What sensors work best for underground utility detection?

Pair survey-grade LiDAR for precise surface geometry with GPR for subsurface returns. The combination yields the clearest utility signatures, even under light paving or shallow soil.

How long does it take to process utility LiDAR data?

A 5-mile corridor can be classified, cleaned, and QA-checked within 24 hours using automated point-cloud engines; more complex urban corridors with dense overhead obstructions may stretch to 72 hours as manual editing increases.

What software integrates drone data into existing GIS?

ArcGIS Pro and QGIS both ingest LAS and SHP files natively, while cloud platforms such as DroneDeploy, Propeller, and GeoCUE manage orthomosaics, annotations, and team collaboration online.

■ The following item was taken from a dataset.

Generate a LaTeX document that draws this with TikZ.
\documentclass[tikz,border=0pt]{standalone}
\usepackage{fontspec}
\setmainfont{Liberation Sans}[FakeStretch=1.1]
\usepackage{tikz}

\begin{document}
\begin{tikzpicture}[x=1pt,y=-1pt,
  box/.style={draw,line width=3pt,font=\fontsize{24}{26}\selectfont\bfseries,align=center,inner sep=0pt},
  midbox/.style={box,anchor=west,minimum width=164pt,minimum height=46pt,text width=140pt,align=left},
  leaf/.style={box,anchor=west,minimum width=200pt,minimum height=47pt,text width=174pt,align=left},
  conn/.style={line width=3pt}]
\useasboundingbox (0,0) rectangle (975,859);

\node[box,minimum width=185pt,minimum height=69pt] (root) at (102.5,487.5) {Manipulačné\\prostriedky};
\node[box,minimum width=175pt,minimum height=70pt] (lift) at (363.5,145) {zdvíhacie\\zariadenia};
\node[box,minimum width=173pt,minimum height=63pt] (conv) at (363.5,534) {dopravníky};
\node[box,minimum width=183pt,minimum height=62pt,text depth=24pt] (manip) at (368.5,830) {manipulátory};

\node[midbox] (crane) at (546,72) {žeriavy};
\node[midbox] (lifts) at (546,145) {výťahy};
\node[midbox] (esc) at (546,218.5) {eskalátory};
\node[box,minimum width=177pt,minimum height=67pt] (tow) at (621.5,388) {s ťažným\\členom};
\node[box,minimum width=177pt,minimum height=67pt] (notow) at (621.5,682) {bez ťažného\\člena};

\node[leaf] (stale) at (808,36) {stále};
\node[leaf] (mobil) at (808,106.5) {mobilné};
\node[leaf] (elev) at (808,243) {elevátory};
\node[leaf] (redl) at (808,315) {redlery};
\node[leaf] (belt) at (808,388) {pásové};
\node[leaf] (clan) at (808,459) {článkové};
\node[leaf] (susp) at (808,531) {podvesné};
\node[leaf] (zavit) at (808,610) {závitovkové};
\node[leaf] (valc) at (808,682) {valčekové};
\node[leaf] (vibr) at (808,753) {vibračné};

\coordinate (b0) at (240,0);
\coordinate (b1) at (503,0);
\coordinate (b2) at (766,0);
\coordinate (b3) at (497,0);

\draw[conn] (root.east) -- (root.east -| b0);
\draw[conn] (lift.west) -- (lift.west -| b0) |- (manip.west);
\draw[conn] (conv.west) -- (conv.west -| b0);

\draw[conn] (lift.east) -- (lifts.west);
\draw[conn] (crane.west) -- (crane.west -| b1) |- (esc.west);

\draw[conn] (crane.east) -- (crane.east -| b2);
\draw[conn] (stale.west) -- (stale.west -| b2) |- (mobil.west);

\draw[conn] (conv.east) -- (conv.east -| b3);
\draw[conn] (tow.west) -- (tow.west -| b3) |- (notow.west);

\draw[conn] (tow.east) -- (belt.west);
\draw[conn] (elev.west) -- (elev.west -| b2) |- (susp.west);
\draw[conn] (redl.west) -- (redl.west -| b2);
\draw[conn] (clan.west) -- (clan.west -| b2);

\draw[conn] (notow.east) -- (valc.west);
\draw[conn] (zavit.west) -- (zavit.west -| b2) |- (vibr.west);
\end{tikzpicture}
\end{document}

What crew size is required for a mapping mission?

Most corridor jobs need one Part 107 pilot and one visual observer/data technician; larger BVLOS projects may add a mobile VO team positioned downrange.

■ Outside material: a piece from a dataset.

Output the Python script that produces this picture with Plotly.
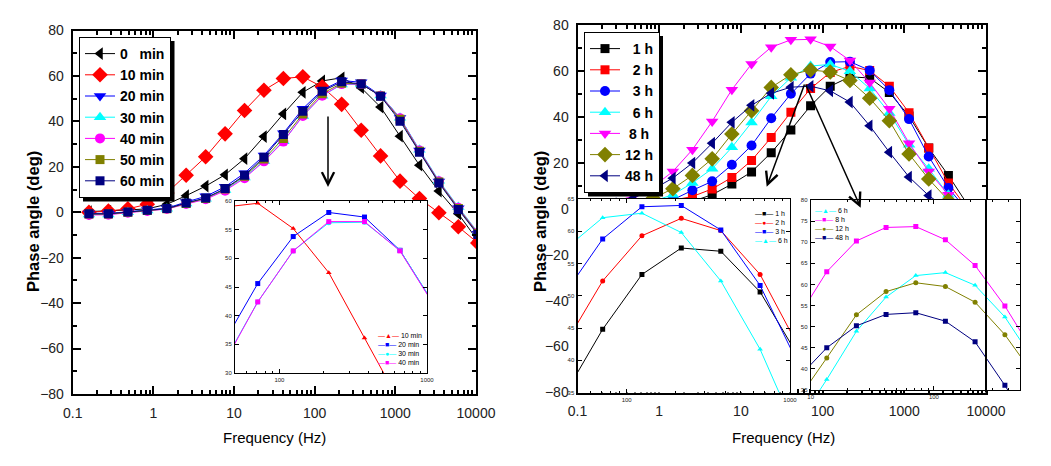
import plotly.graph_objects as go

# browser page adds an 8 px body margin; the figure is sized to fit inside it
PAGE_W, PAGE_H, BODY = 1051, 466, 8
W, H = PAGE_W - 2 * BODY, PAGE_H - 2 * BODY

# ---------------- data ----------------
freq = [0.159, 0.277, 0.483, 0.841, 1.47, 2.55, 4.45, 7.75, 13.5, 23.5, 40.9,
        71.3, 124, 216, 377, 656, 1143, 1991, 3467, 6039, 10520]

# left panel (immersion minutes)
phase_0min = [0.3, 0.5, 1, 1.5, 3.5, 7.3, 11.5, 16.5, 23.6, 33.3, 43.3, 52.8, 57.8, 59.2, 54.8, 46.3, 33.5, 20.7, 9.3, -0.7, -12.5]
phase_10min = [0.0, 0.5, 1.5, 3.5, 8.5, 16.3, 24.4, 34.5, 44.8, 53.7, 58.9, 59.6, 55.2, 47.5, 36.1, 24.8, 13.7, 6.0, -0.2, -6.4, -13.5]
phase_20min = [-0.5, -0.5, 0.2, 1.0, 1.8, 4.5, 7.0, 11.2, 17.2, 25.0, 34.8, 45.6, 53.8, 58.0, 57.2, 51.4, 41.5, 27.2, 13.5, 1.8, -9.5]
phase_30min = [-1.0, -1.0, 0, 0.8, 1.5, 3.8, 5.9, 9.8, 15.3, 22.6, 31.3, 42.4, 51.3, 56.2, 56.3, 51.4, 41.6, 27.5, 13.9, 2.3, -8.8]
phase_40min = [-1.2, -1.1, -0.2, 0.6, 1.4, 3.6, 5.7, 9.5, 15.0, 22.4, 31.1, 42.4, 51.3, 56.4, 56.4, 51.3, 41.4, 27.2, 13.6, 2.0, -9.0]
phase_50min = [-0.8, -0.8, 0, 0.8, 1.5, 3.9, 6.1, 10.2, 15.9, 23.4, 32.5, 43.2, 52.2, 56.8, 56.5, 51.2, 40.9, 26.8, 13.3, 1.7, -9.3]
phase_60min = [-0.7, -0.7, 0.1, 0.9, 1.6, 4.1, 6.3, 10.4, 16.3, 24.2, 34.2, 44.5, 53.3, 57.4, 56.5, 51.1, 40.1, 26.4, 12.9, 1.2, -9.8]

# right panel (immersion hours)
phase_1h = [-1, -0.5, 0, 1, 2, 3.2, 6.1, 10.7, 16.0, 24.4, 34.3, 44.8, 53.3, 57.4, 56.9, 50.6, 40.3, 26.4, 14.5, 1.4, -10]
phase_2h = [-1, -0.5, 0.5, 2, 3.5, 5.3, 8.6, 13.6, 21.0, 31.0, 42.0, 52.3, 59.3, 62.0, 60.1, 53.3, 41.8, 26.4, 11.2, -0.4, -11]
phase_3h = [-1.5, -1, -0.5, 1.5, 3.9, 8.0, 11.9, 19.1, 27.5, 39.4, 50.0, 58.8, 63.8, 64.0, 60.2, 51.6, 39.0, 22.7, 9.0, -1.2, -12]
phase_6h = [-1.5, -0.5, 1.0, 3.2, 6.1, 11.2, 17.4, 26.7, 37.5, 48.9, 57.0, 62.1, 62.8, 59.8, 52.3, 41.7, 27.8, 17.4, 6.1, -2.6, -13]
phase_8h = [1.5, 3, 5.5, 9.5, 16.2, 25.7, 38.0, 51.8, 63.0, 70.3, 73.5, 73.7, 70.6, 64.5, 54.9, 43.5, 28.5, 16.2, 6.1, -3.3, -14]
phase_12h = [-1.9, -1.2, 1.7, 4.5, 8.7, 14.5, 21.7, 32.5, 42.6, 52.8, 58.3, 60.4, 59.5, 55.8, 48.1, 38.3, 23.8, 12.9, 3.6, -4.0, -14]
phase_48h = [0.7, 2.2, 4.6, 8.5, 13.3, 19.9, 28.5, 37.6, 45.0, 50.2, 52.9, 53.3, 51.3, 46.4, 36.1, 24.6, 13.8, 5.7, -0.4, -6.7, -16]

x_tick_vals = [0.1, 1, 10, 100, 1000, 10000]
x_tick_text = ["0.1", "1", "10", "100", "1000", "10000"]
y_tick_vals = [-80, -60, -40, -20, 0, 20, 40, 60, 80]

inset_left_xticks = [100, 1000]
inset_right1_xticks = [100, 1000]
inset_right2_xticks = [10, 100]

# ---------------- helpers (page pixel -> paper fraction) ----------------
def px(x):
    return (x - BODY) / W

def py(y):
    return 1 - (y - BODY) / H

BLACK, RED, BLUE, CYAN = "#000000", "#FF0000", "#0000FF", "#00FFFF"
MAGENTA, OLIVE, NAVY = "#FF00FF", "#808000", "#000080"

fig = go.Figure()

left_series = [
    ("0\u00a0\u00a0\u00a0min", phase_0min, BLACK, "triangle-left", 11),
    ("10 min", phase_10min, RED, "diamond", 12),
    ("20 min", phase_20min, BLUE, "triangle-down", 11),
    ("30 min", phase_30min, CYAN, "triangle-up", 11),
    ("40 min", phase_40min, MAGENTA, "circle", 10),
    ("50 min", phase_50min, OLIVE, "square", 9),
    ("60 min", phase_60min, NAVY, "square", 9),
]
for name, vals, col, sym, sz in left_series:
    fig.add_trace(go.Scatter(x=freq, y=vals, name=name, mode="lines+markers",
                             line=dict(color=col, width=1),
                             marker=dict(color=col, symbol=sym, size=sz),
                             xaxis="x", yaxis="y", legend="legend"))

right_series = [
    ("\u00a0\u00a01 h", phase_1h, BLACK, "square", 9),
    ("\u00a0\u00a02 h", phase_2h, RED, "square", 9),
    ("\u00a0\u00a03 h", phase_3h, BLUE, "circle", 10),
    ("\u00a0\u00a06 h", phase_6h, CYAN, "triangle-up", 11),
    ("\u00a08 h", phase_8h, MAGENTA, "triangle-down", 11),
    ("12 h", phase_12h, OLIVE, "diamond", 12),
    ("48 h", phase_48h, NAVY, "triangle-left", 11),
]
for name, vals, col, sym, sz in right_series:
    fig.add_trace(go.Scatter(x=freq, y=vals, name=name, mode="lines+markers",
                             line=dict(color=col, width=1),
                             marker=dict(color=col, symbol=sym, size=sz),
                             xaxis="x2", yaxis="y2", legend="legend2"))

# insets
inset_left = [(phase_10min, RED, "triangle-up"), (phase_20min, BLUE, "square"),
              (phase_30min, CYAN, "circle"), (phase_40min, MAGENTA, "square")]
for vals, col, sym in inset_left:
    fig.add_trace(go.Scatter(x=freq, y=vals, mode="lines+markers", showlegend=False,
                             line=dict(color=col, width=1),
                             marker=dict(color=col, symbol=sym, size=5),
                             xaxis="x3", yaxis="y3"))

inset_r1 = [(phase_1h, BLACK, "square"), (phase_2h, RED, "circle"),
            (phase_3h, BLUE, "square"), (phase_6h, CYAN, "triangle-up")]
for vals, col, sym in inset_r1:
    fig.add_trace(go.Scatter(x=freq, y=vals, mode="lines+markers", showlegend=False,
                             line=dict(color=col, width=1),
                             marker=dict(color=col, symbol=sym, size=5),
                             xaxis="x4", yaxis="y4"))

inset_r2 = [(phase_6h, CYAN, "triangle-up"), (phase_8h, MAGENTA, "square"),
            (phase_12h, OLIVE, "circle"), (phase_48h, NAVY, "square")]
for vals, col, sym in inset_r2:
    fig.add_trace(go.Scatter(x=freq, y=vals, mode="lines+markers", showlegend=False,
                             line=dict(color=col, width=1),
                             marker=dict(color=col, symbol=sym, size=5),
                             xaxis="x5", yaxis="y5"))

TICKFONT = dict(family="Liberation Sans Narrow, Liberation Sans, Arial", size=14, color="#222")
SMALLFONT = dict(family="Liberation Sans, Arial", size=6, color="#222")

def main_x(domain, anchor):
    return dict(type="log", range=[-1, 4], domain=domain, anchor=anchor, automargin=False,
                tickmode="array", tickvals=x_tick_vals, ticktext=x_tick_text,
                ticks="inside", ticklen=8, tickwidth=2, tickcolor="black",
                minor=dict(ticks="inside", ticklen=4, tickwidth=1.5, tickcolor="black", dtick="D1"),
                showline=True, linewidth=2, linecolor="black", mirror="allticks",
                showgrid=False, zeroline=False, tickfont=TICKFONT, ticklabelstandoff=5)

def main_y(domain, anchor):
    return dict(range=[-80, 80], domain=domain, anchor=anchor, automargin=False,
                tickmode="array", tickvals=y_tick_vals,
                ticks="inside", ticklen=8, tickwidth=2, tickcolor="black",
                minor=dict(ticks="inside", ticklen=4, tickwidth=1.5, tickcolor="black", dtick=10),
                showline=True, linewidth=2, linecolor="black", mirror="allticks",
                showgrid=False, zeroline=False, tickfont=TICKFONT, ticklabelstandoff=4)

def inset_x(domain, anchor, rng, tv):
    return dict(type="log", range=rng, domain=domain, anchor=anchor, automargin=False,
                tickmode="array", tickvals=tv, ticktext=[str(v) for v in tv],
                ticks="inside", ticklen=4, tickwidth=1, tickcolor="black",
                minor=dict(ticks="inside", ticklen=2, tickwidth=1, tickcolor="black", dtick="D1"),
                showline=True, linewidth=1, linecolor="black", mirror="allticks",
                showgrid=False, zeroline=False, tickfont=SMALLFONT, ticklabelstandoff=1)

def inset_y(domain, anchor, rng):
    return dict(range=rng, domain=domain, anchor=anchor, dtick=5, automargin=False,
                ticks="inside", ticklen=4, tickwidth=1, tickcolor="black",
                showline=True, linewidth=1, linecolor="black", mirror="allticks",
                showgrid=False, zeroline=False, tickfont=SMALLFONT, ticklabelstandoff=1)

LEGFONT = dict(family="Liberation Sans Narrow, Liberation Sans, Arial", size=14, color="black", weight="bold")

fig.update_layout(
    width=W, height=H, margin=dict(l=0, r=0, t=0, b=0, autoexpand=False),
    paper_bgcolor="white", plot_bgcolor="white",
    xaxis=main_x([px(72.7), px(476)], "y"),
    yaxis=main_y([py(394), py(30.5)], "x"),
    xaxis2=main_x([px(577.5), px(986)], "y2"),
    yaxis2=main_y([py(392.5), py(24.9)], "x2"),
    xaxis3=inset_x([px(235), px(427)], "y3", [1.699, 3.0], inset_left_xticks),
    yaxis3=inset_y([py(373), py(201)], "x3", [30, 60]),
    xaxis4=inset_x([px(577.5), px(790)], "y4", [1.699, 3.0], inset_right1_xticks),
    yaxis4=inset_y([py(392.5), py(199)], "x4", [35, 65]),
    xaxis5=inset_x([px(810.7), px(1020)], "y5", [1.0, 2.699], inset_right2_xticks),
    yaxis5=inset_y([py(390), py(200)], "x5", [35, 80]),
    legend=dict(x=px(79), y=py(37), xanchor="left", yanchor="top",
                bgcolor="white", bordercolor="black", borderwidth=1,
                font=LEGFONT, itemwidth=30, tracegroupgap=0),
    legend2=dict(x=px(584), y=py(32), xanchor="left", yanchor="top",
                 bgcolor="white", bordercolor="black", borderwidth=1,
                 font=LEGFONT, itemwidth=30, tracegroupgap=0),
    showlegend=True,
)

# legend drop shadows
fig.add_shape(type="rect", xref="paper", yref="paper", layer="above",
              x0=px(83), x1=px(174.5), y0=py(41), y1=py(201.5),
              fillcolor="black", line=dict(width=0))
fig.add_shape(type="rect", xref="paper", yref="paper", layer="above",
              x0=px(588), x1=px(663), y0=py(36), y1=py(196.5),
              fillcolor="black", line=dict(width=0))
# main right axis frame drawn over the second inset
fig.add_shape(type="line", xref="paper", yref="paper", layer="above",
              x0=px(986), x1=px(986), y0=py(200), y1=py(392.5),
              line=dict(color="black", width=2))

TITLEFONT = dict(family="Liberation Sans, Arial", size=16.5, color="black", weight="bold")
XTFONT = dict(family="Liberation Sans, Arial", size=15, color="black")
for xc in (33, 540):
    fig.add_annotation(text="Phase angle (deg)", xref="paper", yref="paper",
                       x=px(xc), y=py(222), textangle=-90, showarrow=False,
                       font=TITLEFONT, xanchor="center", yanchor="middle")
for xc in (274, 783):
    fig.add_annotation(text="Frequency (Hz)", xref="paper", yref="paper",
                       x=px(xc), y=py(437), showarrow=False,
                       font=XTFONT, xanchor="center", yanchor="middle")

# arrows
arrows = [((328, 187), (328, 115)), ((766.7, 186.7), (805, 83)), ((860.7, 207.7), (805, 83))]
for (hx, hy), (tx, ty) in arrows:
    fig.add_annotation(text="", xref="paper", yref="paper", x=px(hx), y=py(hy),
                       ax=tx - hx, ay=ty - hy, showarrow=True, arrowhead=5,
                       arrowsize=1.6, arrowwidth=1.5, arrowcolor="black", standoff=0)

# inset legends (compact text legends)
def leg_line(col, glyph, label):
    return f'<span style="color:{col}">\u2014{glyph}\u2014</span> {label}'

ILEGFONT = dict(family="Liberation Sans, DejaVu Sans", size=7, color="black")
inset_legends = [
    ((424, 368), "right", "bottom",
     [(RED, "\u25b2", "10 min"), (BLUE, "\u25a0", "20 min"), (CYAN, "\u25cf", "30 min"), (MAGENTA, "\u25a0", "40 min")]),
    ((790, 208), "right", "top",
     [(BLACK, "\u25a0", "1 h"), (RED, "\u25cf", "2 h"), (BLUE, "\u25a0", "3 h"), (CYAN, "\u25b2", "6 h")]),
    ((813, 205), "left", "top",
     [(CYAN, "\u25b2", "6 h"), (MAGENTA, "\u25a0", "8 h"), (OLIVE, "\u25cf", "12 h"), (NAVY, "\u25a0", "48 h")]),
]
for (lx, ly), xa, ya, items in inset_legends:
    fig.add_annotation(text="<br>".join(leg_line(*it) for it in items),
                       xref="paper", yref="paper", x=px(lx), y=py(ly),
                       xanchor=xa, yanchor=ya, align="left", showarrow=False,
                       font=ILEGFONT)

fig.write_html("out.html")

Is LiDAR mandatory, or can photogrammetry suffice?

Photogrammetry excels on exposed assets like power poles, but buried pipes benefit from LiDAR’s ability to punch through vegetation and deliver uniform point spacing—crucial for accurate ground modeling.

How do drones support utility relocation projects?

Pre-move flights document existing alignments, and post-relocation scans verify new positions. The side-by-side datasets shorten approval cycles, reduce change orders, and provide an auditable record for reimbursement claims.

What are the cost savings compared to traditional surveys?

Field costs often drop 30–50%. The first avoided strike or schedule delay typically offsets the UAV program investment, delivering ROI within a single project season.

Do drones operate reliably in urban or GPS-challenged areas?

RTK networks, PPK workflows, and vision-based navigation mitigate multipath and signal dropouts. Careful mission planning avoids high-reflection corridors, preserving centimeter accuracy even downtown.

How is data security handled for critical utility assets?

UAV logs are encrypted at rest and in transit; processing can occur on secure, on-prem servers, and access controls integrate with NERC-CIP or ITAR policies to safeguard sensitive infrastructure data throughout the lifecycle.